++++ RECORD EXTRACTS

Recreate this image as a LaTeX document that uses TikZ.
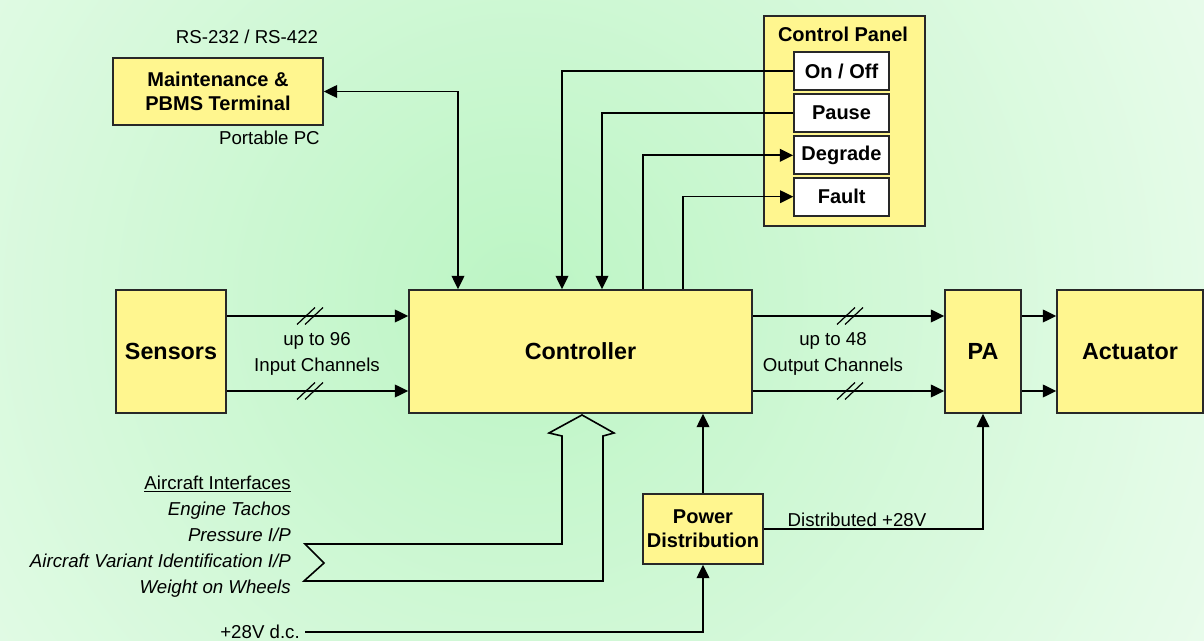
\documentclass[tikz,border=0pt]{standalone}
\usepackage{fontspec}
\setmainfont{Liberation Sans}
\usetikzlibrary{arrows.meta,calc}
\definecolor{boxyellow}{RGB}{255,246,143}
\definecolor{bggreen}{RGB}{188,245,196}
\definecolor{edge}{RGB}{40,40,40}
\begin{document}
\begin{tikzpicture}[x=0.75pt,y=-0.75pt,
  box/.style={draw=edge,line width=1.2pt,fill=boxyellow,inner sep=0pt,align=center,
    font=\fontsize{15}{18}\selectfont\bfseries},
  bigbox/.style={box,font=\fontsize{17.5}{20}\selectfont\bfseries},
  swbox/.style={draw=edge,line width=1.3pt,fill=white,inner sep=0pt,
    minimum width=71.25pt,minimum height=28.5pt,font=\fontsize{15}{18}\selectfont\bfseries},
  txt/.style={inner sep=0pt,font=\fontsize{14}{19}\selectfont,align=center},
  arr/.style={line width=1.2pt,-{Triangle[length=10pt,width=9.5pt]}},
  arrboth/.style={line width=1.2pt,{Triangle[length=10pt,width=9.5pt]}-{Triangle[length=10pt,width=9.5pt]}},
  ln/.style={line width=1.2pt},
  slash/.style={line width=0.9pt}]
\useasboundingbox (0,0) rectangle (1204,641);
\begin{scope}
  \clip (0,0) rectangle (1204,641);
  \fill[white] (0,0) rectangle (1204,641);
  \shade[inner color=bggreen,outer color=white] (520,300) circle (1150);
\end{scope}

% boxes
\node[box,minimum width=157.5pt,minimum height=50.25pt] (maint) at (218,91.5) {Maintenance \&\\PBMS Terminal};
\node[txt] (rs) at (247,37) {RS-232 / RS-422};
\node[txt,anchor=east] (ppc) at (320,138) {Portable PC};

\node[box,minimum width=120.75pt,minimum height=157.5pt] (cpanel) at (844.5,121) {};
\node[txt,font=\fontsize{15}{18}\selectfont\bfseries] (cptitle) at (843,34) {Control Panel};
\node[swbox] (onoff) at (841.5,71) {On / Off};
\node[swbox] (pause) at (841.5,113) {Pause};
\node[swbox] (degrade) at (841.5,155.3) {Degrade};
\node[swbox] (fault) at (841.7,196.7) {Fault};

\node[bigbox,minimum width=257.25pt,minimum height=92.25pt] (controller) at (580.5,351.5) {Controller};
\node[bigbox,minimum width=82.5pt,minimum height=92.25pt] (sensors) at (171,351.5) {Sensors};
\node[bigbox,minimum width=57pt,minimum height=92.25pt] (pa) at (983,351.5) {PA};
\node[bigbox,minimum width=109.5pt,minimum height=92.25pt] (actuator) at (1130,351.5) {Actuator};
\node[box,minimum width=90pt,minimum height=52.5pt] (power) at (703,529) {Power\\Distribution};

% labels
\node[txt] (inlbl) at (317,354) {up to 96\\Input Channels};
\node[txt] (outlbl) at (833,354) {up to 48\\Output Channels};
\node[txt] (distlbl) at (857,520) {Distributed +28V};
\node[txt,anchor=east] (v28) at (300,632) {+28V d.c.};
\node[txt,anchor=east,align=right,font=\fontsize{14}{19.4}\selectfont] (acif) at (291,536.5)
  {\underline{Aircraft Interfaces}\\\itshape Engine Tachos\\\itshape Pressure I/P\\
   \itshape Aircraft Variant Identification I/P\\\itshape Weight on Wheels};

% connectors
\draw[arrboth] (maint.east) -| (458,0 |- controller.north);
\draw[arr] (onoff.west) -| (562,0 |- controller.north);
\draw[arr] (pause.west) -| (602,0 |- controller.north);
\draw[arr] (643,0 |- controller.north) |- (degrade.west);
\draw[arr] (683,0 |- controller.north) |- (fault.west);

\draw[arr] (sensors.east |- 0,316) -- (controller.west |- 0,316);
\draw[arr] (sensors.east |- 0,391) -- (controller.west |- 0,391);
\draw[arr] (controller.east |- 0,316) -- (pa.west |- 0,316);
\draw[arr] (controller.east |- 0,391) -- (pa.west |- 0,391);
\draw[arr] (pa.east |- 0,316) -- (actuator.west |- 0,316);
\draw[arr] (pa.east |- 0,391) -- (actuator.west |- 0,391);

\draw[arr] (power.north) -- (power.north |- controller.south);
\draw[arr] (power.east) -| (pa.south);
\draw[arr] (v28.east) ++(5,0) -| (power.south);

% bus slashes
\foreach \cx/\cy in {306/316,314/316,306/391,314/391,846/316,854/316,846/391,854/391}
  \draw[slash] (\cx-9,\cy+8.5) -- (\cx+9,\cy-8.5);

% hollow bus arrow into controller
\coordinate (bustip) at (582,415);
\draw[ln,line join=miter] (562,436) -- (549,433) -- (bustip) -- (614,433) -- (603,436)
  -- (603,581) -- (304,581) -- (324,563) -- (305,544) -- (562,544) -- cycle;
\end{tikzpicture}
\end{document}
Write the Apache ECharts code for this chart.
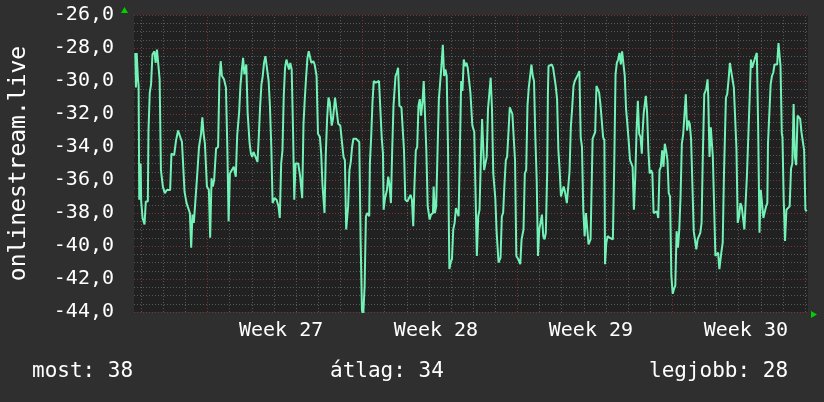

++++++++

▸ YOUR TASK: Go from the first line of the data above to the line containing "(ppc) at (320,138)" and retype exactly those lines, both included, but none of the pictures.

▸ IN RESPONSE:
Recreate this image as a LaTeX document that uses TikZ.
\documentclass[tikz,border=0pt]{standalone}
\usepackage{fontspec}
\setmainfont{Liberation Sans}
\usetikzlibrary{arrows.meta,calc}
\definecolor{boxyellow}{RGB}{255,246,143}
\definecolor{bggreen}{RGB}{188,245,196}
\definecolor{edge}{RGB}{40,40,40}
\begin{document}
\begin{tikzpicture}[x=0.75pt,y=-0.75pt,
  box/.style={draw=edge,line width=1.2pt,fill=boxyellow,inner sep=0pt,align=center,
    font=\fontsize{15}{18}\selectfont\bfseries},
  bigbox/.style={box,font=\fontsize{17.5}{20}\selectfont\bfseries},
  swbox/.style={draw=edge,line width=1.3pt,fill=white,inner sep=0pt,
    minimum width=71.25pt,minimum height=28.5pt,font=\fontsize{15}{18}\selectfont\bfseries},
  txt/.style={inner sep=0pt,font=\fontsize{14}{19}\selectfont,align=center},
  arr/.style={line width=1.2pt,-{Triangle[length=10pt,width=9.5pt]}},
  arrboth/.style={line width=1.2pt,{Triangle[length=10pt,width=9.5pt]}-{Triangle[length=10pt,width=9.5pt]}},
  ln/.style={line width=1.2pt},
  slash/.style={line width=0.9pt}]
\useasboundingbox (0,0) rectangle (1204,641);
\begin{scope}
  \clip (0,0) rectangle (1204,641);
  \fill[white] (0,0) rectangle (1204,641);
  \shade[inner color=bggreen,outer color=white] (520,300) circle (1150);
\end{scope}

% boxes
\node[box,minimum width=157.5pt,minimum height=50.25pt] (maint) at (218,91.5) {Maintenance \&\\PBMS Terminal};
\node[txt] (rs) at (247,37) {RS-232 / RS-422};
\node[txt,anchor=east] (ppc) at (320,138) {Portable PC};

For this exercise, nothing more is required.